The majority, not officials, rule in America
I get frustrated with elected officials who think they know better than the voters, often somehow managing to forget it was those same voters who put them in office.
They often imply, for instance, those voters didn’t REALLY mean to check “no” for a tax levy or the box for their political opponents.
Consider how many times public bodies return a failed tax levy to the next election ballot, as if
to see if voters really meant it.
Then there are incumbents who refuse to accept defeat.
Former Trumbull County Commissioner Dan Polivka seems to be having a hard time acknowledging he was defeated by challenger Niki Frenchko last year. Polivka apparently believes the voters were mistaken when they voted for his Republican opponent.
Polivka has decided it’s his job to save voters from their clear misunderstanding. For the second time in five months, he’s taking his fight to the Ohio Supreme Court. This month Polivka asked the state Supreme Court to disqualify Frenchko, ignore the will of the voters and instead declare him the winner. He believes she doesn’t live in Trumbull County.
Polivka lost a similar argument to void the election when the high court refused in April to overturn the Nov. 3 election results. Instead, the court dismissed Polivka’s appeal seeking for the courts to allow him to continue as commissioner and to hold another election.
And I’d be remiss if I didn’t mention former President Donald Trump’s argument against his defeat. That one is different only because Trump is not trying to say the voters were wrong or mistaken in voting for his opponent. No, he flat out believes he’s the victor, claiming the election and its results were rigged.
According to media reports, Trump has been floating questions to advisers and stating he expects to be reinstated to the White House by August. I’m not sure what he’s basing that on, but once again, this former elected official thinks he knows better than Americans who cast more than 81 million votes for Joe Biden.
Then, there’s today’s hot topic of whether Ohio legislators were correct in expelling indicted former Ohio House Speaker Rep. Larry Householder.
My first inclination is absolutely, but then I start reasoning and suddenly I’m not so sure.
It’s pretty clear Householder, a Republican, still was pulling strings in Columbus. But let’s remember voters put him there to do just that. Even after he was indicted nearly a year ago and his colleagues had unanimously voted last July to remove him as speaker, voters re-elected him to his House seat in November 2020.
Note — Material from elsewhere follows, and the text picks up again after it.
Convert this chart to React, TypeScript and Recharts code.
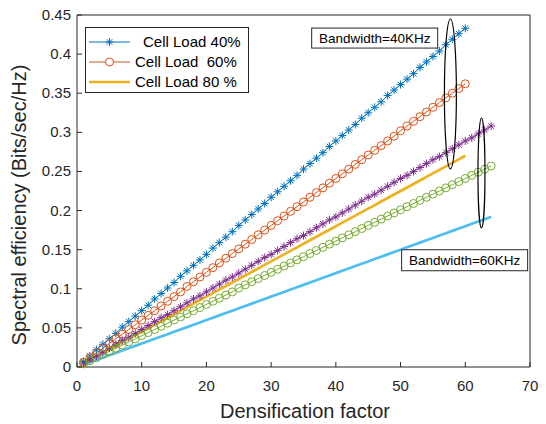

However, the House overruled that vote, passing a resolution 75-21 on June 16 to remove him, saying the indictment made him unsuitable for office.
Householder fought the expulsion, claiming innocence and predicting his acquittal on accusations he orchestrated a $60 million bribery scheme meant to approve legislation to prop up two nuclear power plants.
The $1 billion rescue bill would have added a new fee to every electricity bill in Ohio and directed more than $150 million a year through 2026 to Ohio’s two nuclear plants. Yes, it’s outrageous, and this newspaper stringently opposed the measure’s passage, even before we knew about the bribery allegations.
But like it or not, Householder remains innocent until he’s proven guilty. That’s how it works in America.
In Washington, even former Valley Congressman Jim Traficant, under indictment and facing trial on numerous federal charges, remained in office as a voting member of Congress while preparing for his 2002 criminal trial. Traficant’s colleagues expelled him from elected post only after he was convicted on 10 federal counts, including bribery, racketeering and tax evasion.
Traficant went to prison for seven years, and after his release, he ran again for office. This time, the voters spoke against him.
If Householder is convicted, he could face 20 years in prison.
Would I have voted to return Householder to office in November? Absolutely not. But the majority spoke, and that’s how it works in America.